Food & Drink

Craft beer: Sláinte, Tom, and thanks for the Mourne Mountains memories

 Tom Ray can be proud of his contribution to Mourne Mountains Brewery
 Tom Ray can be proud of his contribution to Mourne Mountains Brewery  Tom Ray can be proud of his contribution to Mourne Mountains Brewery

MUCH like the way Inuits have a bazillion words for snow in their language, there must be endless names for lager in Bavaria.

Running the full range from straw to black in colour, lager probably comes out of the kitchen tap in Munich, such is its omnipresence.

Below the kitchen, you'll probably find the cellar, which could be where Bavarians keep their 'kellerbier' or cellar beer.
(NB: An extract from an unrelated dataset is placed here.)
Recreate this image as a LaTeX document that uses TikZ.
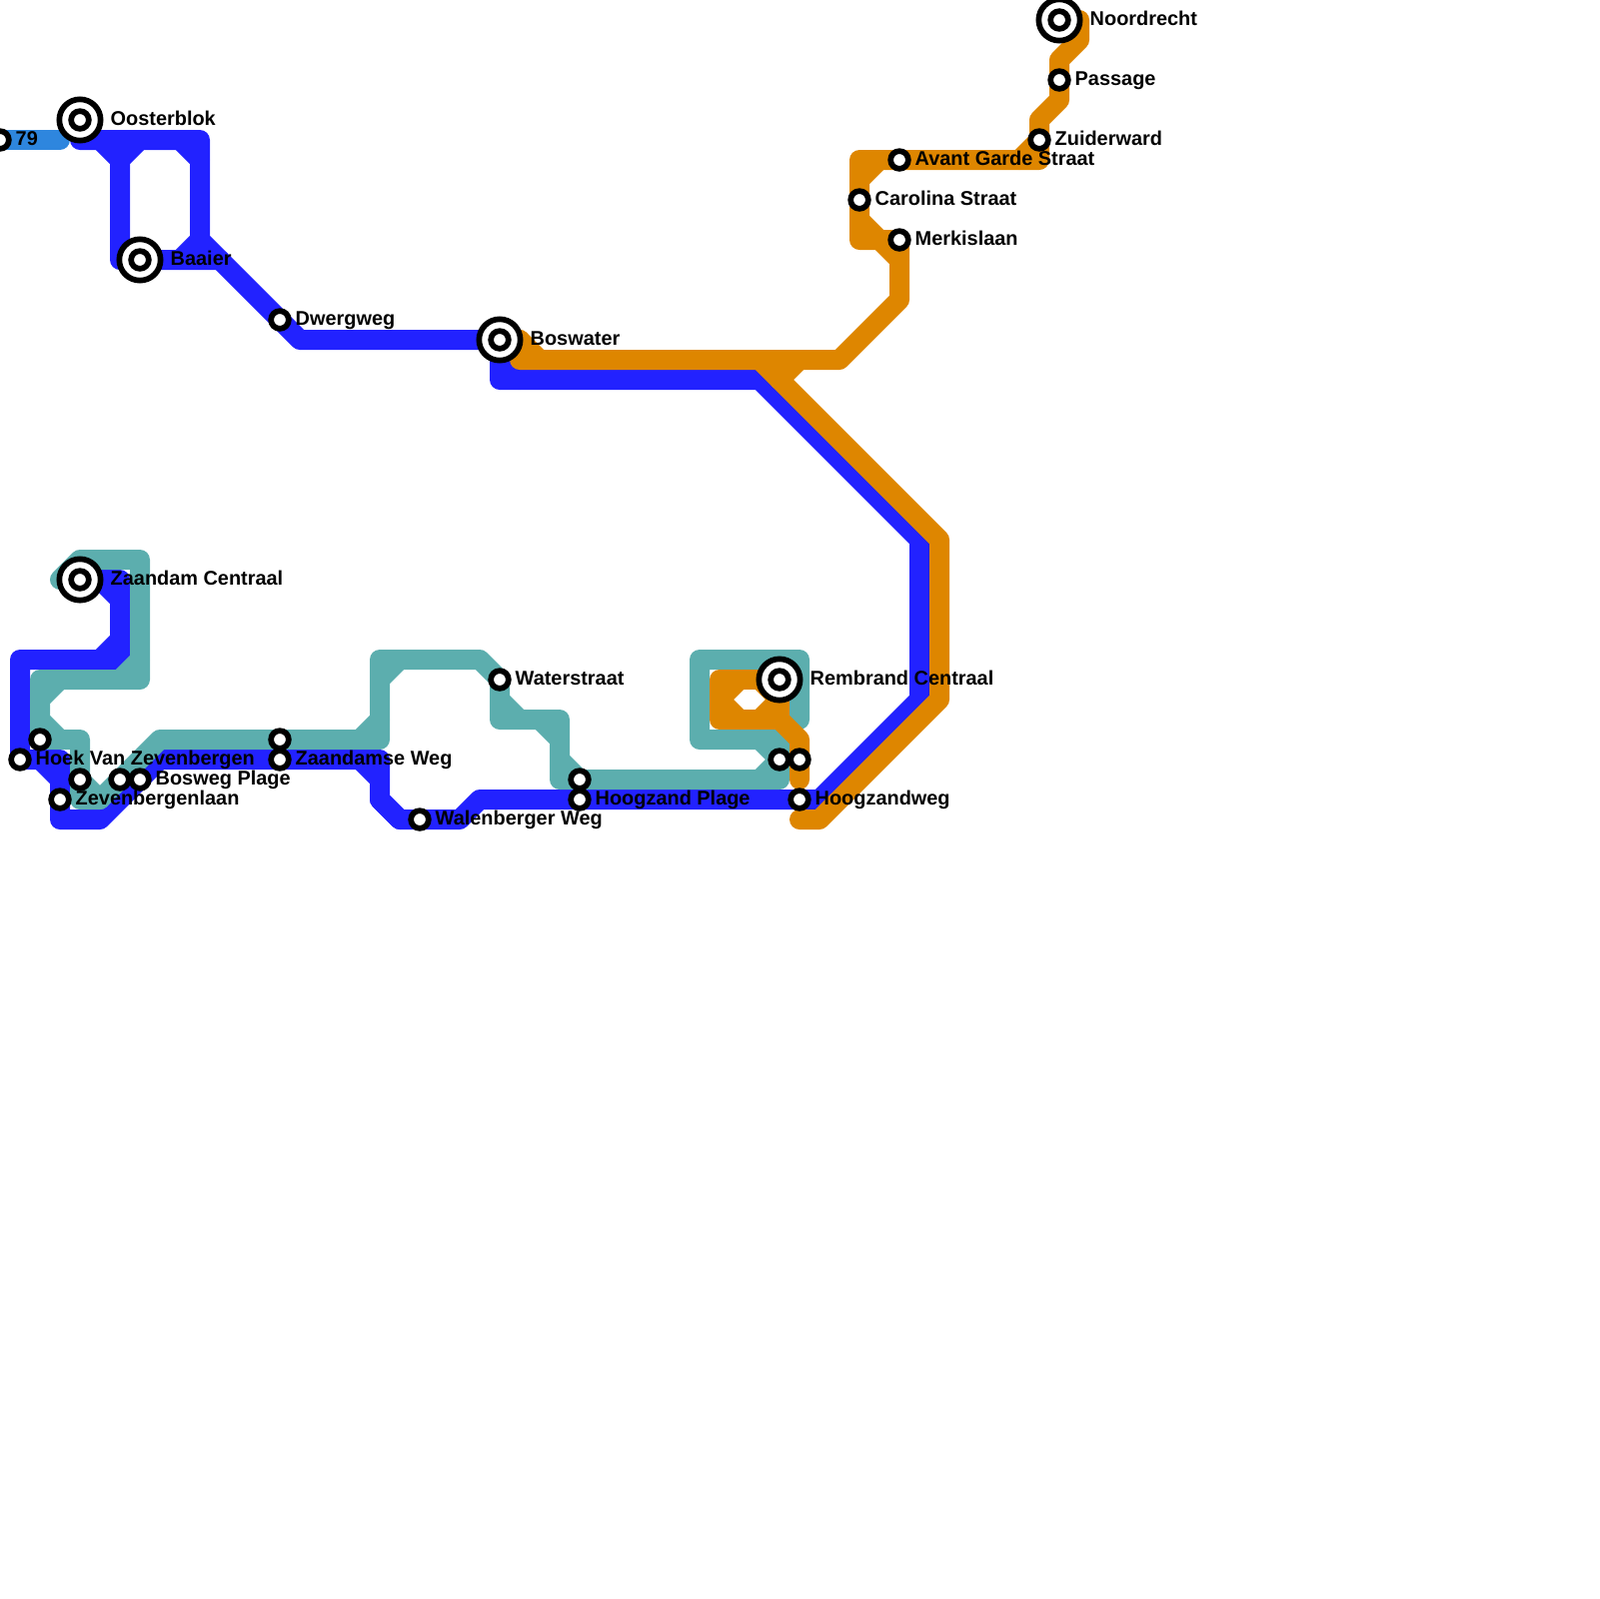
\documentclass[tikz,border=0pt]{standalone}
\usepackage{fontspec}
\setmainfont{Liberation Sans}
\definecolor{lineblue}{HTML}{2222FF}
\definecolor{lineteal}{HTML}{5CAEAE}
\definecolor{lineorange}{HTML}{DE8600}
\definecolor{linesky}{HTML}{2E86DE}
\begin{document}
\begin{tikzpicture}[x=0.1mm,y=-0.1mm,
  metro/.style={line width=2mm,line join=round,line cap=round},
  stop/.style={circle,draw=black,fill=white,line width=.57mm,minimum size=1.77mm,inner sep=0pt,outer sep=0pt},
  hub/.style={circle,draw=black,fill=white,line width=.57mm,minimum size=4.13mm,inner sep=0pt,outer sep=0pt},
  lbl/.style={anchor=base west,inner sep=0pt,font=\bfseries\fontsize{5.665}{7}\selectfont}]
\useasboundingbox (0,0) rectangle (1600,1600);
\coordinate (oosterblok) at (80,120);\coordinate (baaier) at (140,260);
\coordinate (dwergweg) at (280,320);\coordinate (boswater) at (500,340);
\coordinate (zaandam) at (80,580);\coordinate (hoek) at (20,760);
\coordinate (zevenlaan) at (60,800);\coordinate (bosweg) at (140,780);
\coordinate (zaandamse) at (280,760);\coordinate (walenberger) at (420,820);
\coordinate (hoogplage) at (580,800);\coordinate (hoogweg) at (800,800);
\coordinate (leftteal) at (40,740);\coordinate (midteal) at (80,780);
\coordinate (diagteal) at (120,780);\coordinate (zaanteal) at (280,740);
\coordinate (waterstraat) at (500,680);\coordinate (plageteal) at (580,780);
\coordinate (remteal) at (780,760);\coordinate (remorange) at (800,760);
\coordinate (rembrand) at (780,680);\coordinate (avant) at (900,160);
\coordinate (carolina) at (860,200);\coordinate (merkis) at (900,240);
\coordinate (zuider) at (1040,140);\coordinate (passage) at (1060,80);
\coordinate (noordrecht) at (1060,20);\coordinate (seventynine) at (0,140);
% sky line
\draw[metro,linesky] (seventynine)--(60,140);
% blue line
\draw[metro,lineblue] (80,140)--(200,140)--(200,240)--(dwergweg)--(300,340)--(boswater)--(500,380)
  --(760,380)--(920,540)--(920,700)--(820,800)--(hoogweg)--(hoogplage)--(480,800)--(460,820)
  --(walenberger)--(400,820)--(380,800)--(380,760)--(zaandamse)--(160,760)--(bosweg)--(100,820)
  --(60,820)--(zevenlaan)--(60,760)--(hoek)--(20,660)--(120,660)--(120,580)--(zaandam);
\draw[metro,lineblue] (100,140)--(120,160)--(120,260)--(baaier)--(220,260);
\draw[metro,lineblue] (120,160)--(140,140);
\draw[metro,lineblue] (180,140)--(200,160);
\draw[metro,lineblue] (200,240)--(180,260);
\draw[metro,lineblue] (360,760)--(380,780);
\draw[metro,lineblue] (380,800)--(400,820);
\draw[metro,lineblue] (40,760)--(60,780);
\draw[metro,lineblue] (100,580)--(120,600);
\draw[metro,lineblue] (100,660)--(120,640);
\draw[metro,lineblue] (500,360)--(520,380);
% teal line
\draw[metro,lineteal] (60,580)--(80,560)--(140,560)--(140,680)--(40,680)--(leftteal)--(80,740)
  --(midteal)--(80,800)--(100,800)--(diagteal)--(160,740)--(zaanteal)--(380,740)--(380,660)
  --(480,660)--(waterstraat)--(500,720)--(560,720)--(560,780)--(plageteal)--(780,780)--(remteal)
  --(780,740)--(700,740)--(700,660)--(800,660)--(800,720)--(780,720);
\draw[metro,lineteal] (120,680)--(140,660);
\draw[metro,lineteal] (60,680)--(40,700);
\draw[metro,lineteal] (40,720)--(60,740);
\draw[metro,lineteal] (80,780)--(100,800);
\draw[metro,lineteal] (360,740)--(380,720);
\draw[metro,lineteal] (380,680)--(400,660);
\draw[metro,lineteal] (500,700)--(520,720);
\draw[metro,lineteal] (540,720)--(560,740);
\draw[metro,lineteal] (560,760)--(580,780);
\draw[metro,lineteal] (760,780)--(780,760);
\draw[metro,lineteal] (760,740)--(780,760);
% orange line
\draw[metro,lineorange] (noordrecht)--(1080,20)--(1080,40)--(1060,60)--(passage)--(1060,100)--(1040,120)
  --(zuider)--(1040,160)--(avant)--(860,160)--(carolina)--(860,240)--(merkis)--(900,300)--(840,360)
  --(520,360)--(520,340)--(boswater);
\draw[metro,lineorange] (880,160)--(860,180);
\draw[metro,lineorange] (860,220)--(880,240);
\draw[metro,lineorange] (880,240)--(900,260);
\draw[metro,lineorange] (1020,160)--(1040,140);
\draw[metro,lineorange] (520,340)--(540,360);
\draw[metro,lineorange] (780,380)--(800,360);
\draw[metro,lineorange] (760,360)--(940,540)--(940,700)--(820,820)--(800,820);
\draw[metro,lineorange] (rembrand)--(720,680)--(720,720)--(780,720)--(rembrand);
\draw[metro,lineorange] (780,720)--(800,740)--(remorange)--(800,780);
\draw[metro,lineorange] (720,700)--(740,680);
\draw[metro,lineorange] (720,700)--(740,720);
\draw[metro,lineorange] (780,700)--(760,720);
\draw[metro,lineorange] (760,680)--(780,700);
% stations
\node[stop] (nSeventynine) at (seventynine) {};
\node[hub] (nOosterblok) at (oosterblok) {};\node[stop] (nOosterblokIn) at (oosterblok) {};
\node[hub] (nBaaier) at (baaier) {};\node[stop] (nBaaierIn) at (baaier) {};
\node[hub] (nBoswater) at (boswater) {};\node[stop] (nBoswaterIn) at (boswater) {};
\node[hub] (nZaandam) at (zaandam) {};\node[stop] (nZaandamIn) at (zaandam) {};
\node[hub] (nRembrand) at (rembrand) {};\node[stop] (nRembrandIn) at (rembrand) {};
\node[hub] (nNoordrecht) at (noordrecht) {};\node[stop] (nNoordrechtIn) at (noordrecht) {};
\node[stop] (nDwergweg) at (dwergweg) {};\node[stop] (nLeftteal) at (leftteal) {};
\node[stop] (nHoek) at (hoek) {};\node[stop] (nMidteal) at (midteal) {};
\node[stop] (nZevenlaan) at (zevenlaan) {};\node[stop] (nDiagteal) at (diagteal) {};
\node[stop] (nBosweg) at (bosweg) {};\node[stop] (nZaanteal) at (zaanteal) {};
\node[stop] (nZaandamse) at (zaandamse) {};\node[stop] (nWalenberger) at (walenberger) {};
\node[stop] (nWaterstraat) at (waterstraat) {};\node[stop] (nPlageteal) at (plageteal) {};
\node[stop] (nHoogplage) at (hoogplage) {};\node[stop] (nRemteal) at (remteal) {};
\node[stop] (nRemorange) at (remorange) {};\node[stop] (nHoogweg) at (hoogweg) {};
\node[stop] (nAvant) at (avant) {};\node[stop] (nCarolina) at (carolina) {};
\node[stop] (nMerkis) at (merkis) {};\node[stop] (nZuider) at (zuider) {};
\node[stop] (nPassage) at (passage) {};
% labels
\node[lbl] (tSeventynine) at (15,145) {79};
\node[lbl] (tOosterblok) at (110,125) {Oosterblok};
\node[lbl] (tBaaier) at (170,265) {Baaier};
\node[lbl] (tDwergweg) at (295,325) {Dwergweg};
\node[lbl] (tBoswater) at (530,345) {Boswater};
\node[lbl] (tZaandam) at (110,585) {Zaandam Centraal};
\node[lbl] (tWaterstraat) at (515,685) {Waterstraat};
\node[lbl] (tRembrand) at (810,685) {Rembrand Centraal};
\node[lbl] (tHoek) at (35,765) {Hoek Van Zevenbergen};
\node[lbl] (tZaandamse) at (295,765) {Zaandamse Weg};
\node[lbl] (tBosweg) at (155,785) {Bosweg Plage};
\node[lbl] (tZevenlaan) at (75,805) {Zevenbergenlaan};
\node[lbl] (tHoogplage) at (595,805) {Hoogzand Plage};
\node[lbl] (tHoogweg) at (815,805) {Hoogzandweg};
\node[lbl] (tWalenberger) at (435,825) {Walenberger Weg};
\node[lbl] (tNoordrecht) at (1090,25) {Noordrecht};
\node[lbl] (tPassage) at (1075,85) {Passage};
\node[lbl] (tZuider) at (1055,145) {Zuiderward};
\node[lbl] (tAvant) at (915,165) {Avant Garde Straat};
\node[lbl] (tCarolina) at (875,205) {Carolina Straat};
\node[lbl] (tMerkis) at (915,245) {Merkislaan};
\end{tikzpicture}
\end{document}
Kellerbier is a style of lager which is unpasteurised, lending it quite yeasty flavours.

Like most Bavarian styles, it's rooted in history but the one I encountered in a Beer52 box recently was made by modern Munich brewer.

Roomies Munich Kellerbier clocks in at 4.9 per cent and in keeping with the style is a deep amber, almost reddy, colour.

It has a strong, malty backbone too like all good kellerbiers and a slight, burnt caramel sweetness with delicate, earthy hop flavours.

A refreshing lager with a more depth of flavour than you would expect from the style.

*****

"You have to talk to Tom, his passion for beer really shines through when he's talking."

That was the message Graham, the then Mourne Mountains marketing guy, sent me when I was trying to find out more about the new brewery that had just popped up down the road from me.

He wasn't wrong. When I eventually accepted the invitation to pop into the Mourne Mountains Brewery in Warrenpoint's Milltown Industrial Estate, I was there for the guts of two hours, chewing the fat with head brewer Tom Ray, extolling the virtues of his German wheat beer which he lamented that nobody else drank.

There were other great beers in those early days though. Red Trail, a red IPA, and East Coast IPA, to name a couple. Another was Mourne Mist, which I claimed had cured my lager aversion.

In a neat bit of symmetry, almost six years later, Tom's blog on the Mourne Mountains website announced the brewing of a new batch of Mist, before quietly slipping in the news of his own departure from the brewery.

The quiet, unassuming but passionate Englishman will be sorely missed but is leaving the brewery in good hands with Gareth McGivern responsible for some of the delicious hop bombs and juicy pales which have flown out of the brewery over the last couple of years.

Tom can be rightfully proud of building the brewery in 'the Point' into one of the most consistent around.